Who does your family geneology trace back to?



The Schitt Family
>For some time many of us have wondered just who is Jack Schitt?
>
>We find ourselves at a loss when someone says,
>
>'You don't know Jack Schitt!'
>
>Well, thanks to my genealogy efforts, you can now respond in an 
>intellectual way.
>
>Jack Schitt is the only son of Awe Schitt.
>
>Awe Schitt, the fertilizer magnate, married O. Schitt, the owner of Needeep 
>N. Schitt, Inc. They had one son, Jack.
>
>In turn, Jack Schitt married Noe Schitt.
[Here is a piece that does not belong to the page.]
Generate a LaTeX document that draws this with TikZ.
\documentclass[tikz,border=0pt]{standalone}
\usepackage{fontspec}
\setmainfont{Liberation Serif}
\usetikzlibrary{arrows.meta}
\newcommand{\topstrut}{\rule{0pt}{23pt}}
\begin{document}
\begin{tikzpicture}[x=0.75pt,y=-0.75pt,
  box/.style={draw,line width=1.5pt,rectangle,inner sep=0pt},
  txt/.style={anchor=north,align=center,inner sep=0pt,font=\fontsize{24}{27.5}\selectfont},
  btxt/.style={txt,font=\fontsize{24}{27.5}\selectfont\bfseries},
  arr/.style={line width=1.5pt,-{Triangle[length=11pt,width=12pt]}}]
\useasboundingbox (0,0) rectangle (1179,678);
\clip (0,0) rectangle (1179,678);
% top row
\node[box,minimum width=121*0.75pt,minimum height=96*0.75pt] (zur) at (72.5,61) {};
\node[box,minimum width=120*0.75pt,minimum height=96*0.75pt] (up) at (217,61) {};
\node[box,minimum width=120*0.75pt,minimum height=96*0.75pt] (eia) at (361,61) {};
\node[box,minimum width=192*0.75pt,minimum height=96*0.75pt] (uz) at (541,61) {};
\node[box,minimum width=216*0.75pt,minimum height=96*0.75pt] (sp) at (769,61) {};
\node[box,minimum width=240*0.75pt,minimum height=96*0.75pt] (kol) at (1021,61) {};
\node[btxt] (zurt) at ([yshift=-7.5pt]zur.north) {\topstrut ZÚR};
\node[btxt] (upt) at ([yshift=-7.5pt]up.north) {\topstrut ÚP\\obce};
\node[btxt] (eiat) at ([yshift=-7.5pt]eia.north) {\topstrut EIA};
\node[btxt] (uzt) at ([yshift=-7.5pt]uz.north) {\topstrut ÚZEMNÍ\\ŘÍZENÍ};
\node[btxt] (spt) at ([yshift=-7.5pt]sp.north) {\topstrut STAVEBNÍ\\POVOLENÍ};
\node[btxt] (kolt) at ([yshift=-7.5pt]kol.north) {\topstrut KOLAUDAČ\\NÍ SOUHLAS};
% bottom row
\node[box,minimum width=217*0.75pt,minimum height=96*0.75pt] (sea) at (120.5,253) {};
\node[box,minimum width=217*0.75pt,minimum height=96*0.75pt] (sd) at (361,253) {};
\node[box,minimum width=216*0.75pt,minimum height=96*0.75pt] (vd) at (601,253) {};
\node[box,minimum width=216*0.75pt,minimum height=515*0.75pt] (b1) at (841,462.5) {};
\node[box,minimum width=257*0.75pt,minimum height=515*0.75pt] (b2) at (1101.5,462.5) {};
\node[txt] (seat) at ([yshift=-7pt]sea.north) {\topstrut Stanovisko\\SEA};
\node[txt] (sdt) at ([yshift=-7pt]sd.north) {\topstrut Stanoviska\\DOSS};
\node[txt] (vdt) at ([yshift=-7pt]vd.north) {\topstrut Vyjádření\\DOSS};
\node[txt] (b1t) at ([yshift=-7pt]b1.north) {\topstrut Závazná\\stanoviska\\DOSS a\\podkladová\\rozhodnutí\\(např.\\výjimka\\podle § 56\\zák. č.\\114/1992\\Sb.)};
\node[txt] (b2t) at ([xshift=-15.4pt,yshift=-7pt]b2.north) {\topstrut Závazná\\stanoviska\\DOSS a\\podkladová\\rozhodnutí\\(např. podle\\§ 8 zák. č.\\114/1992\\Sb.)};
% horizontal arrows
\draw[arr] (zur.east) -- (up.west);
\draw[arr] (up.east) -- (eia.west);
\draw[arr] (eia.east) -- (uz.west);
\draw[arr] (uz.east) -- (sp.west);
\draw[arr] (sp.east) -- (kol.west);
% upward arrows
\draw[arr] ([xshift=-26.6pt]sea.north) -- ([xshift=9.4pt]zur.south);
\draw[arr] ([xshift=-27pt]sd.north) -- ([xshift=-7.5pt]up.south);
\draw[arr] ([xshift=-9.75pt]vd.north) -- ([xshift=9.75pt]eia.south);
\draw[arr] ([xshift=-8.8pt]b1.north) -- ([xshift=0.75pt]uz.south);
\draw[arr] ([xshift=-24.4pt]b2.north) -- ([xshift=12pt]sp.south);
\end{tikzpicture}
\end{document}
The deeply religious couple 
>produced six children: Holie Schitt, Giva Schitt, Fulla Schitt, Bull 
>Schitt, and the twins Deep Schitt and Dip Schitt.
>
>Against her parents' objections, Deep Schitt married Dumb Schitt, a high 
>school dropout.
>
>After being married 15 years, Jack and Noe Schitt divorced.
>
>Noe Schitt later married Ted Sherlock, and because her kids were l iving 
>with them, she wanted to keep her previous name. She was then known as Noe 
>Schitt Sherlock.
>
>Meanwhile, Dip Schitt married Loda Schitt,
>
>And they produced a son with a rather nervous disposition named Chicken 
>Schitt.
>
>Two of the other six children, Fulla Schitt and Giva Schitt were 
>inseparable throughout childhood and subsequently married the Happens 
>brothers in a dual ceremony.
>
>The wedding announcement in the newspaper announced the Schitt-Happens 
>nuptials.
>
>The Schitt-Happens children were Dawg, Byrd, and Horse.
>
>Bull Schitt, the prodigal son, left home to tour the world.
>
>He recently returned from Italy with his new Italian bride, Pisa Schitt.
>
>Now when someone says, 'You don't know Jack Schitt,' you can correct them.
>
>Sincerely,
>Crock O. Schitt

:lol:


----------



## Briar Patch (Feb 1, 2010)

-_O- :O||:


----------



## Clarq (Jul 21, 2011)

That's the funniest bunch of Schitt I've ever seen. Thanks for sharing.


----------



## Fiction32 (Feb 21, 2011)

Awesome!!!!!.......


----------



## OKEE (Jan 3, 2008)

I've met a couple of jack ***es. Now I know jack schitt.


----------



## waspocrew (Nov 26, 2011)

Awesome! That was great!


----------